Lewis Hamilton has been demoted from third to seventh in the Brazilian Grand Prix over his clash with Alex Albon, with Carlos Sainz Jr inheriting a maiden Formula 1 podium

Hamilton clashed with Red Bull driver Albon on the penultimate lap of the race in the battle for second place, spinning Albon to the tail of the field and dropping behind Pierre Gasly himself.

Though he was unable to repass Gasly despite a huge effort, Hamilton took the chequered flag in third place and stood on the podium - though he was due to visit the stewards afterwards as the incident remained under investigation.

But the stewards came to a verdict without seeing Hamilton, instead using "video evidence from multiple angles including on-board cameras, broadcast cameras and CCTV".

"Car #23 [Albon] was on his normal race line," the verdict read. "Car #44 [Hamilton] attempted to pass on the inside but was unable to get far enough inside to accomplish the overtake and by the time he realised there would not be sufficient room he was unable to back out of the situation and the collision followed.

"The stewards determined that car #44 [was] predominantly at fault for the collision with #car 23 at Turn 10 [Bico de Pato] and therefore ordered a five-second penalty."

The penalty drops Hamilton, who acknowledged after the race that the clash was "completely my fault", to seventh in the final order.

In addition to Sainz, who inherits his maiden podium and McLaren's first since 2014, Alfa Romeo duo Kimi Raikkonen and Antonio Giovinazzi both move up a spot, as does Renault's Daniel Ricciardo to complete the revised top six.

There could yet be further changes to the order, as Autosport understands there have been complaints of illegal DRS use under yellows. This is not yet being formally investigated.

Albon, who ended up finishing 14th, said after the race that he was "upset" but had no hard feelings towards Hamilton.

Asked by Autosport whether Hamilton's apology made it any easier to accept the outcome, he said: "It's alright. Of course he didn't mean to do it. I'm not angry at Lewis.

"I feel like it's one of them things. Of course I wanted the podium and I felt like we deserved it today, but yeah... That's it really. I'm a bit upset [but] it's racing."

Asked for his view of the incident, Albon said: "So, thinking about it or reviewing it back, Turn 9 [Pinheirinho], I saw him in my mirrors, I thought he wasn't close enough to do the overtake so I didn't defend it.

"I went in a little bit quick anyway just to try and cover it.
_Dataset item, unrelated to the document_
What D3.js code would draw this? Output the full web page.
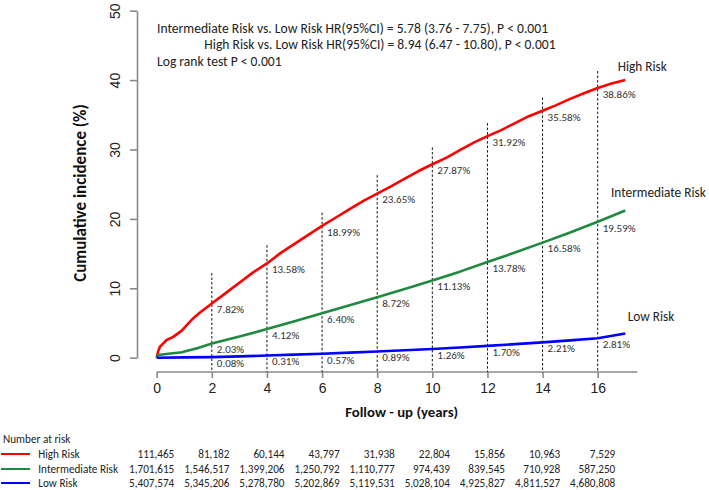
<!DOCTYPE html>
<html><head><meta charset="utf-8">
<script src="https://cdn.jsdelivr.net/npm/d3@7"></script>
<style>
body{margin:0;background:#fff;}
svg{display:block;}
.cal{font-family:Carlito,Lato,"Open Sans",sans-serif;}
</style></head><body>
<svg id="c" width="709" height="490"></svg>
<script>
// ---- data ----
const seriesNames = ["High Risk", "Intermediate Risk", "Low Risk"];
const seriesColors = ["#ff0000", "#1f8a3f", "#0000ff"];
const highX = [0, 0.05, 0.12, 0.24, 0.36, 0.6, 0.91, 1.09, 1.33, 1.57, 2, 2.5, 3, 3.5, 4, 4.5, 5, 5.5, 6, 6.5, 7, 7.5, 8, 8.5, 9, 9.5, 10, 10.5, 11, 11.5, 12, 12.5, 13, 13.5, 14, 14.5, 15, 15.5, 16, 16.5, 17];
const highY = [0, 0.9, 1.6, 2.07, 2.55, 3.0, 3.9, 4.7, 5.7, 6.5, 7.82, 9.3, 10.8, 12.3, 13.58, 15.1, 16.4, 17.7, 18.99, 20.2, 21.4, 22.6, 23.65, 24.7, 25.8, 26.9, 27.87, 28.8, 29.9, 31.0, 31.92, 32.8, 33.8, 34.8, 35.58, 36.4, 37.3, 38.1, 38.86, 39.5, 40.0];
const interX = [0, 0.05, 0.5, 0.91, 1.5, 2, 3, 4, 5, 6, 7, 8, 9, 10, 11, 12, 13, 14, 15, 16, 17];
const interY = [0, 0.4, 0.6, 0.78, 1.4, 2.03, 3.05, 4.12, 5.25, 6.40, 7.55, 8.72, 9.9, 11.13, 12.4, 13.78, 15.15, 16.58, 18.05, 19.59, 21.2];
const lowX = [0, 1, 2, 3, 4, 5, 6, 7, 8, 9, 10, 11, 12, 13, 14, 15, 16, 17];
const lowY = [0, 0.04, 0.08, 0.19, 0.31, 0.44, 0.57, 0.73, 0.89, 1.07, 1.26, 1.47, 1.70, 1.95, 2.21, 2.5, 2.81, 3.5];
const markYears = [2, 4, 6, 8, 10, 12, 14, 16];
const markTops = [12.2, 16.2, 20.9, 26.3, 30.3, 33.8, 37.5, 41.3];
const highPct = ["7.82%", "13.58%", "18.99%", "23.65%", "27.87%", "31.92%", "35.58%", "38.86%"];
const interPct = ["2.03%", "4.12%", "6.40%", "8.72%", "11.13%", "13.78%", "16.58%", "19.59%"];
const lowPct = ["0.08%", "0.31%", "0.57%", "0.89%", "1.26%", "1.70%", "2.21%", "2.81%"];
const xTicks = [0, 2, 4, 6, 8, 10, 12, 14, 16];
const yTicks = [0, 10, 20, 30, 40, 50];
const riskYears = [0, 2, 4, 6, 8, 10, 12, 14, 16];
const riskHigh = ["111,465", "81,182", "60,144", "43,797", "31,938", "22,804", "15,856", "10,963", "7,529"];
const riskInter = ["1,701,615", "1,546,517", "1,399,206", "1,250,792", "1,110,777", "974,439", "839,545", "710,928", "587,250"];
const riskLow = ["5,407,574", "5,345,206", "5,278,780", "5,202,869", "5,119,531", "5,028,104", "4,925,827", "4,811,527", "4,680,808"];
const annot = [
  "Intermediate Risk vs. Low Risk HR(95%CI) = 5.78 (3.76 - 7.75), P < 0.001",
  "High Risk vs. Low Risk HR(95%CI) = 8.94 (6.47 - 10.80), P < 0.001",
  "Log rank test P < 0.001"
];

// ---- chart ----
const svg = d3.select("#c");
const x = d3.scaleLinear().domain([0, 16]).range([156.7, 597.7]);
const y = d3.scaleLinear().domain([0, 50]).range([357.7, 10.7]);
const axisCol = "#8a8a8a";

// y axis
const ya = svg.append("g").attr("transform", "translate(137,0)")
  .call(d3.axisLeft(y).tickValues(yTicks).tickSize(7).tickSizeOuter(0));
ya.select(".domain").attr("stroke", axisCol).attr("stroke-width", 1.6);
ya.selectAll(".tick line").attr("stroke", axisCol).attr("stroke-width", 1.6);
ya.selectAll(".tick text").attr("font-family", "Liberation Sans, Arial, sans-serif")
  .attr("font-size", 14).attr("fill", "#222").attr("text-anchor", "middle")
  .attr("transform", "translate(-22,0) rotate(-90)").attr("x", 0).attr("y", 0).attr("dy", "0.36em");

// x axis
const xa = svg.append("g").attr("transform", "translate(0,372)")
  .call(d3.axisBottom(x).tickValues(xTicks).tickSize(6).tickSizeOuter(0));
xa.select(".domain").attr("stroke", axisCol).attr("stroke-width", 1.6)
  .attr("d", `M${x(0)},0H${x(17.44)}`);
xa.selectAll(".tick line").attr("stroke", axisCol).attr("stroke-width", 1.6);
xa.selectAll(".tick text").attr("font-family", "Liberation Sans, Arial, sans-serif")
  .attr("font-size", 14).attr("fill", "#222").attr("y", 11).attr("dy", "0.71em");

// dashed marks
svg.append("g").selectAll("line").data(markYears).join("line")
  .attr("x1", d => x(d)).attr("x2", d => x(d))
  .attr("y1", (d, i) => y(markTops[i])).attr("y2", 372)
  .attr("stroke", "#111").attr("stroke-width", 1).attr("stroke-dasharray", "2.5,2");

// curves
const line = d3.line().x(d => x(d[0])).y(d => y(d[1]));
const curves = [d3.zip(highX, highY), d3.zip(interX, interY), d3.zip(lowX, lowY)];
svg.append("g").selectAll("path").data(curves).join("path")
  .attr("d", line).attr("fill", "none")
  .attr("stroke", (d, i) => seriesColors[i]).attr("stroke-width", 2.6)
  .attr("stroke-linejoin", "round");

// percent labels
const pctVals = [highPct, interPct, lowPct];
pctVals.forEach((arr, s) => {
  svg.append("g").attr("class", "cal").selectAll("text").data(arr).join("text")
    .attr("x", (d, i) => x(markYears[i]) + 5)
    .attr("y", d => y(parseFloat(d)) + 6)
    .attr("dy", "0.35em")
    .attr("font-size", 11).attr("fill", "#333").text(d => d);
});

// series labels
const nameEnd = [40, 21.2, 3.5];
const nameDy = [-14, -18, -17];
svg.append("g").attr("class", "cal").selectAll("text").data(seriesNames).join("text")
  .attr("x", (d, i) => [617.7, 611, 627.7][i])
  .attr("y", (d, i) => y(nameEnd[i]) + nameDy[i])
  .attr("dy", "0.35em").attr("font-size", 13.3).attr("fill", "#222").text(d => d);

// annotation
svg.append("g").attr("class", "cal").selectAll("text").data(annot).join("text")
  .attr("x", (d, i) => [157, 204.3, 157][i])
  .attr("y", (d, i) => 28 + i * 16.7).attr("dy", "0.35em")
  .attr("font-size", 13.6).attr("fill", "#222").text(d => d);

// axis titles
svg.append("text").attr("class", "cal").attr("transform", "translate(80,193) rotate(-90)")
  .attr("text-anchor", "middle").attr("dy", "0.35em").attr("font-weight", "bold")
  .attr("font-size", 17).attr("fill", "#111").text("Cumulative incidence (%)");
svg.append("text").attr("class", "cal").attr("x", 401.7).attr("y", 411.7)
  .attr("text-anchor", "middle").attr("dy", "0.35em").attr("font-weight", "bold")
  .attr("font-size", 14.8).attr("fill", "#111").text("Follow - up (years)");

// number at risk table
const tbl = svg.append("g").attr("class", "cal").attr("font-size", 11.2).attr("fill", "#222");
tbl.append("text").attr("x", 3).attr("y", 439.3).attr("dy", "0.35em").text("Number at risk");
const rowsY = [454, 469, 483];
const riskRows = [riskHigh, riskInter, riskLow];
seriesNames.forEach((n, s) => {
  tbl.append("line").attr("x1", 1).attr("x2", 30).attr("y1", rowsY[s]).attr("y2", rowsY[s])
    .attr("stroke", seriesColors[s]).attr("stroke-width", 2);
  tbl.append("text").attr("x", 38.3).attr("y", rowsY[s]).attr("dy", "0.35em").text(n);
  tbl.append("g").selectAll("text").data(riskRows[s]).join("text")
    .attr("x", (d, i) => x(riskYears[i]) + 17.6).attr("y", rowsY[s]).attr("dy", "0.35em")
    .attr("text-anchor", "end").text(d => d);
});
</script>
</body></html>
I saw he kind of went for it but it didn't feel at the time like he committed completely.

"It's one of those things when you go side by side like that at that angle, it's completely blind, so you kind of give space, but you don't know really where he is and you just have to turn in and you have to hope there is no one there.

"We tagged, and that was kind of the incident.

"To be honest I thought if he wasn't going to overtake me [there], then he was going to overtake me into Turn 1. He had the pace.

"Of course I think he wanted to get past me quickly to get to Max [Verstappen, race leader] at the end of the race, which I understand."